### Dataset section
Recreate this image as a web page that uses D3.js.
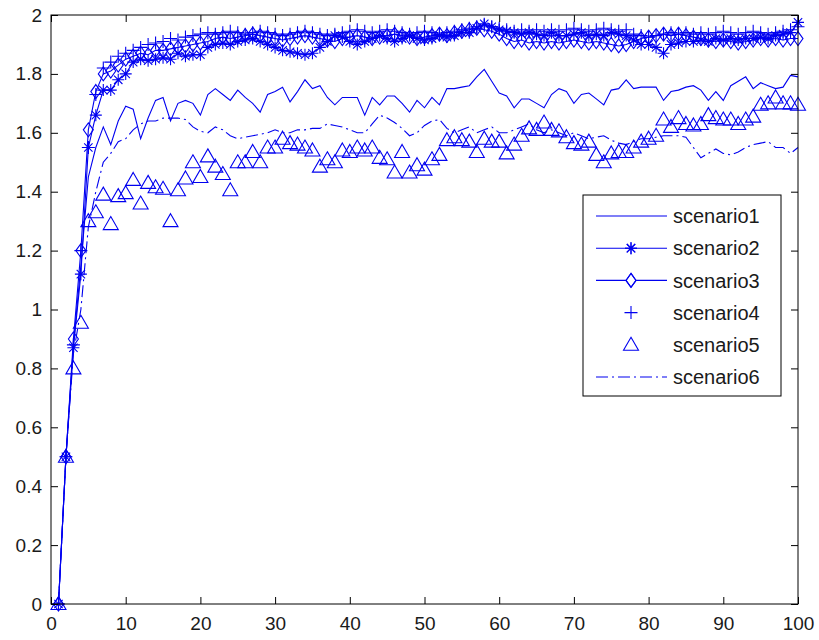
<!DOCTYPE html>
<html>
<head>
<meta charset="utf-8">
<script src="https://cdn.jsdelivr.net/npm/d3@7"></script>
<style>
  html, body { margin: 0; padding: 0; background: #fff; }
  svg { display: block; }
</style>
</head>
<body>
<svg id="chart" width="819" height="640"></svg>
<script>
// ---------- data ----------
const xValues = d3.range(1, 101);

const scenario1 = [0,0.5,0.88,1.15,1.45,1.55,1.62,1.56,1.64,1.69,
1.68,1.58,1.65,1.71,1.72,1.64,1.70,1.71,1.70,1.66,
1.73,1.75,1.73,1.71,1.745,1.72,1.70,1.67,1.73,1.74,
1.755,1.705,1.74,1.78,1.75,1.76,1.72,1.695,1.72,1.72,
1.72,1.66,1.72,1.695,1.725,1.725,1.70,1.67,1.71,1.685,
1.72,1.695,1.75,1.75,1.755,1.76,1.79,1.815,1.775,1.735,
1.725,1.685,1.715,1.715,1.70,1.685,1.73,1.75,1.74,1.70,
1.73,1.735,1.715,1.695,1.745,1.75,1.78,1.75,1.755,1.755,
1.755,1.71,1.74,1.745,1.755,1.76,1.745,1.71,1.74,1.71,
1.76,1.775,1.79,1.75,1.77,1.76,1.75,1.755,1.795,1.79];

const scenario2 = [0,0.5,0.87,1.12,1.55,1.66,1.745,1.745,1.78,1.80,
1.84,1.85,1.845,1.85,1.855,1.85,1.87,1.86,1.865,1.865,
1.89,1.90,1.905,1.90,1.91,1.915,1.92,1.91,1.90,1.89,
1.88,1.875,1.87,1.865,1.87,1.89,1.91,1.93,1.925,1.91,
1.90,1.91,1.92,1.93,1.92,1.91,1.92,1.93,1.92,1.915,
1.92,1.93,1.925,1.93,1.94,1.94,1.955,1.97,1.96,1.95,
1.945,1.94,1.935,1.94,1.935,1.93,1.94,1.93,1.93,1.935,
1.94,1.93,1.935,1.93,1.94,1.935,1.93,1.915,1.90,1.90,
1.89,1.87,1.90,1.905,1.91,1.91,1.915,1.91,1.92,1.915,
1.92,1.915,1.92,1.92,1.925,1.92,1.93,1.935,1.94,1.975];

const scenario3 = [0,0.5,0.9,1.2,1.61,1.74,1.80,1.81,1.83,1.85,
1.86,1.87,1.865,1.88,1.88,1.885,1.89,1.895,1.90,1.905,
1.91,1.92,1.925,1.92,1.925,1.93,1.935,1.93,1.925,1.92,
1.915,1.92,1.925,1.93,1.925,1.92,1.915,1.91,1.92,1.925,
1.93,1.925,1.92,1.925,1.93,1.935,1.93,1.925,1.92,1.925,
1.93,1.935,1.93,1.94,1.945,1.95,1.955,1.95,1.945,1.935,
1.92,1.91,1.915,1.905,1.91,1.905,1.91,1.905,1.91,1.915,
1.91,1.905,1.91,1.905,1.90,1.895,1.90,1.91,1.92,1.925,
1.93,1.935,1.93,1.935,1.93,1.925,1.92,1.915,1.91,1.915,
1.91,1.905,1.91,1.915,1.92,1.915,1.92,1.915,1.92,1.92];

const scenario4 = [0,0.5,0.88,1.2,1.55,1.73,1.82,1.84,1.86,1.87,
1.88,1.89,1.90,1.905,1.91,1.92,1.915,1.925,1.93,1.935,
1.94,1.935,1.94,1.945,1.94,1.935,1.94,1.945,1.94,1.935,
1.93,1.935,1.94,1.945,1.94,1.935,1.93,1.935,1.94,1.945,
1.95,1.945,1.94,1.945,1.95,1.945,1.94,1.935,1.94,1.945,
1.94,1.935,1.94,1.945,1.95,1.955,1.96,1.965,1.96,1.955,
1.95,1.945,1.95,1.945,1.95,1.945,1.95,1.945,1.95,1.955,
1.95,1.945,1.95,1.955,1.95,1.945,1.95,1.935,1.93,1.925,
1.93,1.935,1.94,1.935,1.94,1.935,1.94,1.935,1.94,1.945,
1.94,1.935,1.94,1.945,1.94,1.935,1.94,1.945,1.95,1.96];

const scenario5 = [0,0.5,0.8,0.955,1.30,1.33,1.39,1.29,1.385,1.395,
1.44,1.36,1.43,1.415,1.41,1.30,1.405,1.445,1.50,1.45,
1.52,1.485,1.46,1.405,1.50,1.50,1.535,1.50,1.55,1.55,
1.58,1.565,1.56,1.55,1.54,1.485,1.51,1.50,1.54,1.535,
1.55,1.54,1.55,1.515,1.51,1.465,1.535,1.465,1.49,1.475,
1.51,1.525,1.575,1.585,1.575,1.57,1.535,1.58,1.57,1.57,
1.53,1.56,1.59,1.615,1.61,1.635,1.61,1.605,1.585,1.565,
1.56,1.57,1.525,1.50,1.53,1.535,1.535,1.55,1.57,1.58,
1.59,1.645,1.62,1.65,1.63,1.625,1.63,1.66,1.65,1.645,
1.645,1.63,1.645,1.655,1.695,1.70,1.72,1.70,1.70,1.695];

const scenario6 = [0,0.5,0.85,1.0,1.28,1.40,1.50,1.53,1.57,1.58,
1.61,1.63,1.64,1.64,1.65,1.65,1.65,1.645,1.62,1.605,
1.60,1.62,1.61,1.59,1.58,1.585,1.59,1.595,1.60,1.61,
1.60,1.60,1.61,1.61,1.615,1.615,1.63,1.625,1.62,1.61,
1.60,1.60,1.63,1.66,1.65,1.635,1.615,1.59,1.60,1.625,
1.64,1.645,1.615,1.60,1.61,1.62,1.60,1.61,1.62,1.60,
1.60,1.61,1.62,1.63,1.61,1.60,1.61,1.60,1.59,1.60,
1.59,1.58,1.585,1.59,1.575,1.565,1.56,1.57,1.58,1.58,
1.585,1.59,1.59,1.59,1.585,1.55,1.515,1.53,1.545,1.53,
1.525,1.535,1.55,1.56,1.565,1.57,1.55,1.55,1.53,1.55];

const seriesNames = ["scenario1","scenario2","scenario3","scenario4","scenario5","scenario6"];
const xTicks = [0,10,20,30,40,50,60,70,80,90,100];
const yTicks = [0,0.2,0.4,0.6,0.8,1,1.2,1.4,1.6,1.8,2];

// ---------- layout ----------
const svg = d3.select("#chart");
const L = 51, R = 798, T = 15, B = 604;
const x = d3.scaleLinear().domain([0,100]).range([L,R]);
const y = d3.scaleLinear().domain([0,2]).range([B,T]);
const BLUE = "#0000f0";
const FONT = "'Liberation Sans', Arial, sans-serif";

svg.append("rect").attr("width",819).attr("height",640).attr("fill","#fff");

// marker shapes
const markerPaths = {
  star: "M-6,0H6M0,-6V6M-4.2,-4.2L4.2,4.2M-4.2,4.2L4.2,-4.2",
  diamond: "M0,-7L5,0L0,7L-5,0Z",
  plus: "M-6.5,0H6.5M0,-6.5V6.5",
  triangle: "M0,-7.5L7.5,5.5L-7.5,5.5Z"
};

const series = [
  {name: seriesNames[0], data: scenario1, line: true,  dash: null,       marker: null},
  {name: seriesNames[1], data: scenario2, line: true,  dash: null,       marker: "star"},
  {name: seriesNames[2], data: scenario3, line: true,  dash: null,       marker: "diamond"},
  {name: seriesNames[3], data: scenario4, line: false, dash: null,       marker: "plus"},
  {name: seriesNames[4], data: scenario5, line: false, dash: null,       marker: "triangle"},
  {name: seriesNames[5], data: scenario6, line: true,  dash: "12,4,2,4", marker: null}
];

const plot = svg.append("g");
const lineGen = d3.line().x((d,i) => x(xValues[i])).y(d => y(d));

series.forEach(s => {
  const g = plot.append("g");
  if (s.line) {
    g.append("path").datum(s.data)
      .attr("d", lineGen)
      .attr("fill","none").attr("stroke",BLUE).attr("stroke-width",1.1)
      .attr("stroke-dasharray", s.dash);
  }
  if (s.marker) {
    g.selectAll("path.m").data(s.data).join("path")
      .attr("class","m")
      .attr("d", markerPaths[s.marker])
      .attr("transform", (d,i) => `translate(${x(xValues[i])},${y(d)})`)
      .attr("fill","none").attr("stroke",BLUE).attr("stroke-width",1.1);
  }
});

// ---------- axes ----------
const tickLen = 7;
const axB = svg.append("g").attr("transform",`translate(0,${B})`)
  .call(d3.axisBottom(x).tickValues(xTicks).tickSizeInner(-tickLen).tickSizeOuter(0).tickPadding(13).tickFormat(d3.format("d")));
const axT = svg.append("g").attr("transform",`translate(0,${T})`)
  .call(d3.axisTop(x).tickValues(xTicks).tickSizeInner(-tickLen).tickSizeOuter(0).tickFormat(""));
const axL = svg.append("g").attr("transform",`translate(${L},0)`)
  .call(d3.axisLeft(y).tickValues(yTicks).tickSizeInner(-tickLen).tickSizeOuter(0).tickPadding(9).tickFormat(d => d3.format("")(+d.toFixed(1))));
const axR = svg.append("g").attr("transform",`translate(${R},0)`)
  .call(d3.axisRight(y).tickValues(yTicks).tickSizeInner(-tickLen).tickSizeOuter(0).tickFormat(""));

[axB,axT,axL,axR].forEach(a => {
  a.select(".domain").remove();
  a.selectAll("line").attr("stroke","#000");
  a.selectAll("text").attr("font-family",FONT).attr("font-size",19).attr("fill","#1a1a1a");
});

svg.append("rect").attr("x",L).attr("y",T).attr("width",R-L).attr("height",B-T)
  .attr("fill","none").attr("stroke","#000").attr("stroke-width",1);

// ---------- legend ----------
const lg = svg.append("g");
const LX = 583, LY = 195, LW = 198, LH = 201;
lg.append("rect").attr("x",LX).attr("y",LY).attr("width",LW).attr("height",LH)
  .attr("fill","#fff").attr("stroke","#000").attr("stroke-width",1);
const rowY = i => 216 + i*32.2;
series.forEach((s,i) => {
  const yy = rowY(i);
  if (s.line) {
    lg.append("line").attr("x1",596).attr("x2",667).attr("y1",yy).attr("y2",yy)
      .attr("stroke",BLUE).attr("stroke-width",1.1).attr("stroke-dasharray", s.dash);
  }
  if (s.marker) {
    lg.append("path").attr("d",markerPaths[s.marker])
      .attr("transform",`translate(631,${yy})`)
      .attr("fill", s.line ? "#fff" : "none").attr("stroke",BLUE).attr("stroke-width",1.1);
    if (s.line) {
      lg.append("path").attr("d",markerPaths[s.marker])
        .attr("transform",`translate(631,${yy})`)
        .attr("fill","none").attr("stroke",BLUE).attr("stroke-width",1.1);
    }
  }
  lg.append("text").attr("x",673).attr("y",yy).attr("dy","0.36em")
    .attr("font-family",FONT).attr("font-size",20).attr("fill","#1a1a1a")
    .text(s.name);
});
</script>
</body>
</html>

### Request
From the first line of the listing above, repeat every line through the one holding "const xValues = d3.range(1, 101);". Both ends count, and pictures stay out.

### Answer for this exercise
Recreate this image as a web page that uses D3.js.
<!DOCTYPE html>
<html>
<head>
<meta charset="utf-8">
<script src="https://cdn.jsdelivr.net/npm/d3@7"></script>
<style>
  html, body { margin: 0; padding: 0; background: #fff; }
  svg { display: block; }
</style>
</head>
<body>
<svg id="chart" width="819" height="640"></svg>
<script>
// ---------- data ----------
const xValues = d3.range(1, 101);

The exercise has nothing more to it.